Question

In the coal-gasification process, carbon monoxide is converted to carbon dioxide via the following reaction: CO (g) + H2O (g) ⇌ CO2 (g) + H2 (g) In an experiment, 0.35 mol of CO and 0.40 mol of H2O were placed in a 1.00-L reaction vessel. At equilibrium, there were 0.18 mol of CO remaining. Keq at the temperature of the experiment is ________.

Answer 1

Answer: Equilibrium constant is 0.70.

Explanation:

Initial moles of  $CO$ = 0.35 mole

Volume of container = 1 L

Initial concentration of $CO=\frac{moles}{volume}=\frac{0.35moles}{1L}=0.35M$

Initial moles of  $H_2O$ = 0.40 mole

Volume of container = 1 L

Initial concentration of $H_2O=\frac{moles}{volume}=\frac{0.40moles}{1L}=0.40M$

equilibrium concentration of $CO=\frac{moles}{volume}=\frac{0.18moles}{1L}=0.18M$ [/tex]

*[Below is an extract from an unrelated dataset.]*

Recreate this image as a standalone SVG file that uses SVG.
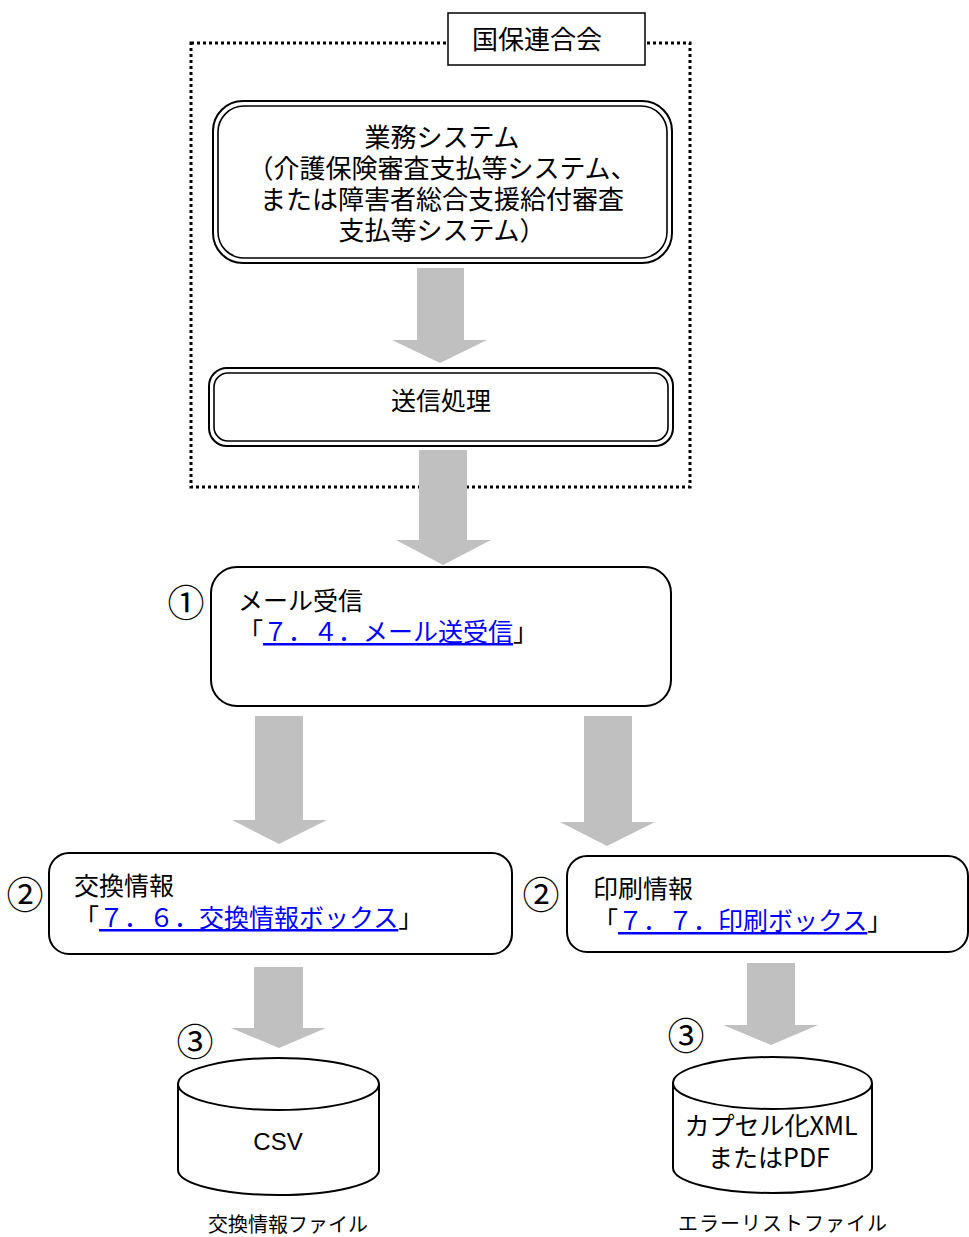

The given balanced equilibrium reaction is,

                            $CO(g)+H_2O(g)\rightleftharpoons CO_2(g)+H_2(g)$

Initial conc.            0.35 M       0.40M       0     0

At eqm. conc.    (0.35-x) M   (0.40-x) M   (x) M    (x) M

The expression for equilibrium constant for this reaction will be,

$K_c=\frac{[CO_2]\times [H_2O]}{[CO]\times [H_2O]}$

$K_c=\frac{x\times x}{(0.40-x)(0.35-x)}$

we are given : (0.35-x)= 0.18

x = 0.17

Now put all the given values in this expression, we get :

$K_c=\frac{0.17\times 0.17}{(0.40-0.17)(0.35-0.17)}$

$K_c=0.70$

Thus the value of the equilibrium constant is 0.70.